Michael Hansen-Just, a member of the Norwegian-Scottish Association, said:
"The consulate staff were in a state of shock [at the news]. Given the strong links between Scotland and Norway and the amount of Norwegian business in Scotland, it's ridiculous. It's a terrible snub to Scotland and I don't think it's showing the country much respect."
Mr Hansen-Just said staff at the consulate, in the capital's George Street, told him they were being axed as part of a cost-cutting programme by the Norwegian foreign ministry.
The consulate has two full-time diplomats - although one of the Scottish posts is currently vacant. The Norwegian staff will be reassigned, while the four local support staff will be made redundant.
Norway's interests in the Scottish capital will be represented only by a part-time honorary consul.
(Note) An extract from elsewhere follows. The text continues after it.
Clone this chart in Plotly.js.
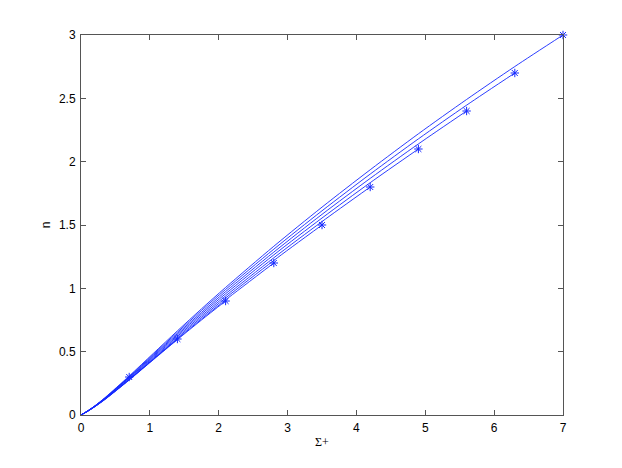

Much of the business handled by the consulate will be dealt with in London.
Mr Hansen-Just said Norwegians would be "very upset" by the move, adding: "A country which is supposed to be one of the richest in the world doing this to save money is ridiculous.
"There's a big Norwegian community in Edinburgh and Aberdeen and there are Norwegians all over the country."
He predicted a campaign to save the consulate would gather steam as news of the closure became public, and said: "I don't think the Norwegian government knows what it has done. They are going to be inundated with complaints."
ystein Hovdkinn, the Norweigian consulate-general in Scotland, confirmed the closure and referred questions on the issue to the Oslo-based Norwegian foreign ministry.
There are up to 5,000 Norwegian nationals based in Scotland, mostly students and workers in the oil and gas industry. Of the 300 Norwegian companies with offices in the UK, 100 are based in Scotland.
Last night, Angus Robertson, the SNP's foreign affairs spokesman at Westminster, who travelled with Mr Salmond to Oslo last year on a trip aimed at forging closer links with Norway, vowed to fight the "inexplicable" closure.